### Recorded information

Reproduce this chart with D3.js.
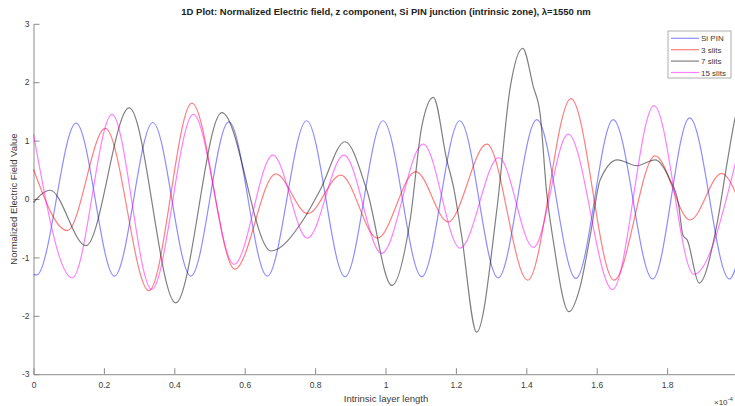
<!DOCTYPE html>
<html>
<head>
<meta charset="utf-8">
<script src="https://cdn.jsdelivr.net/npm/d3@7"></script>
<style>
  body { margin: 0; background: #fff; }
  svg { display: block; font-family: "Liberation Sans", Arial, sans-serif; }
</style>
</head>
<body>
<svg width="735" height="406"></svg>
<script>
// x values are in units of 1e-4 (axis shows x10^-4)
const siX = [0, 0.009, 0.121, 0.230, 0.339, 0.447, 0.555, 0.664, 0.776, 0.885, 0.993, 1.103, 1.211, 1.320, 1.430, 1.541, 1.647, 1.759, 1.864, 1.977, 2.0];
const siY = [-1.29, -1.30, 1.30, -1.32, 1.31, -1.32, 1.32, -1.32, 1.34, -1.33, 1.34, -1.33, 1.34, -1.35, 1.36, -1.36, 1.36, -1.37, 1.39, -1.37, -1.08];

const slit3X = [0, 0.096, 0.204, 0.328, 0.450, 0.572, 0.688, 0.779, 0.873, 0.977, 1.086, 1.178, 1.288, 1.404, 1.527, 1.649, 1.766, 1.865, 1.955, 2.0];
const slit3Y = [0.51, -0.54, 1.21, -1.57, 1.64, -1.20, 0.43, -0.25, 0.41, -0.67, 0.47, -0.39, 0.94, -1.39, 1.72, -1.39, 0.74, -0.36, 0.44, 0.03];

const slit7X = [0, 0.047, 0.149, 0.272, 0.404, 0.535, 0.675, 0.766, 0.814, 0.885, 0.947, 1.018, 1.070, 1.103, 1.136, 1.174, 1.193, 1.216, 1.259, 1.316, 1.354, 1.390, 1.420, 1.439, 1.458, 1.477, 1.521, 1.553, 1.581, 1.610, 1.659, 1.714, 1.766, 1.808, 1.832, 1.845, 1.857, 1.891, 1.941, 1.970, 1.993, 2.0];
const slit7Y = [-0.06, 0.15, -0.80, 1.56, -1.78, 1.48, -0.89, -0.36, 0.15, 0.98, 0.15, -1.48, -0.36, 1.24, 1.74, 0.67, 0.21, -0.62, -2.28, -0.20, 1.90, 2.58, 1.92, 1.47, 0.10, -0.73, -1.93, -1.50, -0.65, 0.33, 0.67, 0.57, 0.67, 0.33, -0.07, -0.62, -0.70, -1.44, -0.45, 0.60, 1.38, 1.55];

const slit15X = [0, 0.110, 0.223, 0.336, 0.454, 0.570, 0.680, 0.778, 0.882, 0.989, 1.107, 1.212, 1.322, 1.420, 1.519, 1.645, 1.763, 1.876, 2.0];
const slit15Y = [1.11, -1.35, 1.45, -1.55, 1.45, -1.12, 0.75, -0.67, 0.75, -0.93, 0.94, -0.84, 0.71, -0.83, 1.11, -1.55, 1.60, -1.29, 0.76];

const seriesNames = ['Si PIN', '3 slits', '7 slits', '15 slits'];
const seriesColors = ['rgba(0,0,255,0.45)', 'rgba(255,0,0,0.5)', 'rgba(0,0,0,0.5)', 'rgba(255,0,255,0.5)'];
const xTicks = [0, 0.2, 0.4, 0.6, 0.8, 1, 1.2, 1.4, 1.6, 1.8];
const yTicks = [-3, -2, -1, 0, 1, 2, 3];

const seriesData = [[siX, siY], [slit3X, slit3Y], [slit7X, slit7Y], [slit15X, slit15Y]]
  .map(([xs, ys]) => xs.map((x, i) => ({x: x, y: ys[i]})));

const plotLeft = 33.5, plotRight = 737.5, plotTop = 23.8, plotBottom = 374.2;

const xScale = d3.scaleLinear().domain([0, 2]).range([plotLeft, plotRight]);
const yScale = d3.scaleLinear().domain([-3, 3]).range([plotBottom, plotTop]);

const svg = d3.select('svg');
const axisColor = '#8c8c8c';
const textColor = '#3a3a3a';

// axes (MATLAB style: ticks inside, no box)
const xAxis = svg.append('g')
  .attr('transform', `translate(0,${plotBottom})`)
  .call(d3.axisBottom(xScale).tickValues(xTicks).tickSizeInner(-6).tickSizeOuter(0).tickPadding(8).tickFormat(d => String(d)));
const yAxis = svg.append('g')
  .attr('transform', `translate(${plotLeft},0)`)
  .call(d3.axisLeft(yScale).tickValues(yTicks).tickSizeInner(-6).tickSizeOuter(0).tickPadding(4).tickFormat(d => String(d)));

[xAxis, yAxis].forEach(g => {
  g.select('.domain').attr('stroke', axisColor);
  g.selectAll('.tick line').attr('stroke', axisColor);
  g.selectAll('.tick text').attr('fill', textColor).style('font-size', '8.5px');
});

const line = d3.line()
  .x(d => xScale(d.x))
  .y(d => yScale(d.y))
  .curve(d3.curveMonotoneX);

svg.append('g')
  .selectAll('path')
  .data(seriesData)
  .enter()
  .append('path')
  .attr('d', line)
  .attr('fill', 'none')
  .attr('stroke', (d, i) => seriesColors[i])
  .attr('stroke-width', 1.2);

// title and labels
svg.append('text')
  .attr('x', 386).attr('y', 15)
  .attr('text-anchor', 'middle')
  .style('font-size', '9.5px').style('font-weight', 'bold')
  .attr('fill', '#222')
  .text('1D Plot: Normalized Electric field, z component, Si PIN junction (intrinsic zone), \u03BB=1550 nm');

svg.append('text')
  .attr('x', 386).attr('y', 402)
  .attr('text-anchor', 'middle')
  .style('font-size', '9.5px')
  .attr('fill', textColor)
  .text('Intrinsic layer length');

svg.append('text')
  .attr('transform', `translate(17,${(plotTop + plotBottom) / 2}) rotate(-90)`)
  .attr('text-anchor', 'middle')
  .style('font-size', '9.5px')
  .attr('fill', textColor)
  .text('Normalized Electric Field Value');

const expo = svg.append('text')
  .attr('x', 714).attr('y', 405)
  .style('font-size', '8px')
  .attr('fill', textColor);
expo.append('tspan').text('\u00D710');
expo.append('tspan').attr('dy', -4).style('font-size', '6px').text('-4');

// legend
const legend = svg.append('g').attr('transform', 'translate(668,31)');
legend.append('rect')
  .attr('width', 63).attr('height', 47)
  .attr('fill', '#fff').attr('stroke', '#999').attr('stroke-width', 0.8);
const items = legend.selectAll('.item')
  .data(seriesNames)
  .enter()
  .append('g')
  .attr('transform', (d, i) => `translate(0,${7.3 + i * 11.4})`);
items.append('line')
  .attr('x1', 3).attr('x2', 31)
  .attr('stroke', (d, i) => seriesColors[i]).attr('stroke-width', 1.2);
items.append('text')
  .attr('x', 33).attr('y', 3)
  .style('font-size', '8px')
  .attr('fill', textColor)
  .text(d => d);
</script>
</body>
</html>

### Short problem
Reproduce all of the material exactly, apart from the pictures.

### Exercise result
Reproduce this chart with D3.js.
<!DOCTYPE html>
<html>
<head>
<meta charset="utf-8">
<script src="https://cdn.jsdelivr.net/npm/d3@7"></script>
<style>
  body { margin: 0; background: #fff; }
  svg { display: block; font-family: "Liberation Sans", Arial, sans-serif; }
</style>
</head>
<body>
<svg width="735" height="406"></svg>
<script>
// x values are in units of 1e-4 (axis shows x10^-4)
const siX = [0, 0.009, 0.121, 0.230, 0.339, 0.447, 0.555, 0.664, 0.776, 0.885, 0.993, 1.103, 1.211, 1.320, 1.430, 1.541, 1.647, 1.759, 1.864, 1.977, 2.0];
const siY = [-1.29, -1.30, 1.30, -1.32, 1.31, -1.32, 1.32, -1.32, 1.34, -1.33, 1.34, -1.33, 1.34, -1.35, 1.36, -1.36, 1.36, -1.37, 1.39, -1.37, -1.08];

const slit3X = [0, 0.096, 0.204, 0.328, 0.450, 0.572, 0.688, 0.779, 0.873, 0.977, 1.086, 1.178, 1.288, 1.404, 1.527, 1.649, 1.766, 1.865, 1.955, 2.0];
const slit3Y = [0.51, -0.54, 1.21, -1.57, 1.64, -1.20, 0.43, -0.25, 0.41, -0.67, 0.47, -0.39, 0.94, -1.39, 1.72, -1.39, 0.74, -0.36, 0.44, 0.03];

const slit7X = [0, 0.047, 0.149, 0.272, 0.404, 0.535, 0.675, 0.766, 0.814, 0.885, 0.947, 1.018, 1.070, 1.103, 1.136, 1.174, 1.193, 1.216, 1.259, 1.316, 1.354, 1.390, 1.420, 1.439, 1.458, 1.477, 1.521, 1.553, 1.581, 1.610, 1.659, 1.714, 1.766, 1.808, 1.832, 1.845, 1.857, 1.891, 1.941, 1.970, 1.993, 2.0];
const slit7Y = [-0.06, 0.15, -0.80, 1.56, -1.78, 1.48, -0.89, -0.36, 0.15, 0.98, 0.15, -1.48, -0.36, 1.24, 1.74, 0.67, 0.21, -0.62, -2.28, -0.20, 1.90, 2.58, 1.92, 1.47, 0.10, -0.73, -1.93, -1.50, -0.65, 0.33, 0.67, 0.57, 0.67, 0.33, -0.07, -0.62, -0.70, -1.44, -0.45, 0.60, 1.38, 1.55];

const slit15X = [0, 0.110, 0.223, 0.336, 0.454, 0.570, 0.680, 0.778, 0.882, 0.989, 1.107, 1.212, 1.322, 1.420, 1.519, 1.645, 1.763, 1.876, 2.0];
const slit15Y = [1.11, -1.35, 1.45, -1.55, 1.45, -1.12, 0.75, -0.67, 0.75, -0.93, 0.94, -0.84, 0.71, -0.83, 1.11, -1.55, 1.60, -1.29, 0.76];

const seriesNames = ['Si PIN', '3 slits', '7 slits', '15 slits'];
const seriesColors = ['rgba(0,0,255,0.45)', 'rgba(255,0,0,0.5)', 'rgba(0,0,0,0.5)', 'rgba(255,0,255,0.5)'];
const xTicks = [0, 0.2, 0.4, 0.6, 0.8, 1, 1.2, 1.4, 1.6, 1.8];
const yTicks = [-3, -2, -1, 0, 1, 2, 3];

const seriesData = [[siX, siY], [slit3X, slit3Y], [slit7X, slit7Y], [slit15X, slit15Y]]
  .map(([xs, ys]) => xs.map((x, i) => ({x: x, y: ys[i]})));

const plotLeft = 33.5, plotRight = 737.5, plotTop = 23.8, plotBottom = 374.2;

const xScale = d3.scaleLinear().domain([0, 2]).range([plotLeft, plotRight]);
const yScale = d3.scaleLinear().domain([-3, 3]).range([plotBottom, plotTop]);

const svg = d3.select('svg');
const axisColor = '#8c8c8c';
const textColor = '#3a3a3a';

// axes (MATLAB style: ticks inside, no box)
const xAxis = svg.append('g')
  .attr('transform', `translate(0,${plotBottom})`)
  .call(d3.axisBottom(xScale).tickValues(xTicks).tickSizeInner(-6).tickSizeOuter(0).tickPadding(8).tickFormat(d => String(d)));
const yAxis = svg.append('g')
  .attr('transform', `translate(${plotLeft},0)`)
  .call(d3.axisLeft(yScale).tickValues(yTicks).tickSizeInner(-6).tickSizeOuter(0).tickPadding(4).tickFormat(d => String(d)));

[xAxis, yAxis].forEach(g => {
  g.select('.domain').attr('stroke', axisColor);
  g.selectAll('.tick line').attr('stroke', axisColor);
  g.selectAll('.tick text').attr('fill', textColor).style('font-size', '8.5px');
});

const line = d3.line()
  .x(d => xScale(d.x))
  .y(d => yScale(d.y))
  .curve(d3.curveMonotoneX);

svg.append('g')
  .selectAll('path')
  .data(seriesData)
  .enter()
  .append('path')
  .attr('d', line)
  .attr('fill', 'none')
  .attr('stroke', (d, i) => seriesColors[i])
  .attr('stroke-width', 1.2);

// title and labels
svg.append('text')
  .attr('x', 386).attr('y', 15)
  .attr('text-anchor', 'middle')
  .style('font-size', '9.5px').style('font-weight', 'bold')
  .attr('fill', '#222')
  .text('1D Plot: Normalized Electric field, z component, Si PIN junction (intrinsic zone), \u03BB=1550 nm');

svg.append('text')
  .attr('x', 386).attr('y', 402)
  .attr('text-anchor', 'middle')
  .style('font-size', '9.5px')
  .attr('fill', textColor)
  .text('Intrinsic layer length');

svg.append('text')
  .attr('transform', `translate(17,${(plotTop + plotBottom) / 2}) rotate(-90)`)
  .attr('text-anchor', 'middle')
  .style('font-size', '9.5px')
  .attr('fill', textColor)
  .text('Normalized Electric Field Value');

const expo = svg.append('text')
  .attr('x', 714).attr('y', 405)
  .style('font-size', '8px')
  .attr('fill', textColor);
expo.append('tspan').text('\u00D710');
expo.append('tspan').attr('dy', -4).style('font-size', '6px').text('-4');

// legend
const legend = svg.append('g').attr('transform', 'translate(668,31)');
legend.append('rect')
  .attr('width', 63).attr('height', 47)
  .attr('fill', '#fff').attr('stroke', '#999').attr('stroke-width', 0.8);
const items = legend.selectAll('.item')
  .data(seriesNames)
  .enter()
  .append('g')
  .attr('transform', (d, i) => `translate(0,${7.3 + i * 11.4})`);
items.append('line')
  .attr('x1', 3).attr('x2', 31)
  .attr('stroke', (d, i) => seriesColors[i]).attr('stroke-width', 1.2);
items.append('text')
  .attr('x', 33).attr('y', 3)
  .style('font-size', '8px')
  .attr('fill', textColor)
  .text(d => d);
</script>
</body>
</html>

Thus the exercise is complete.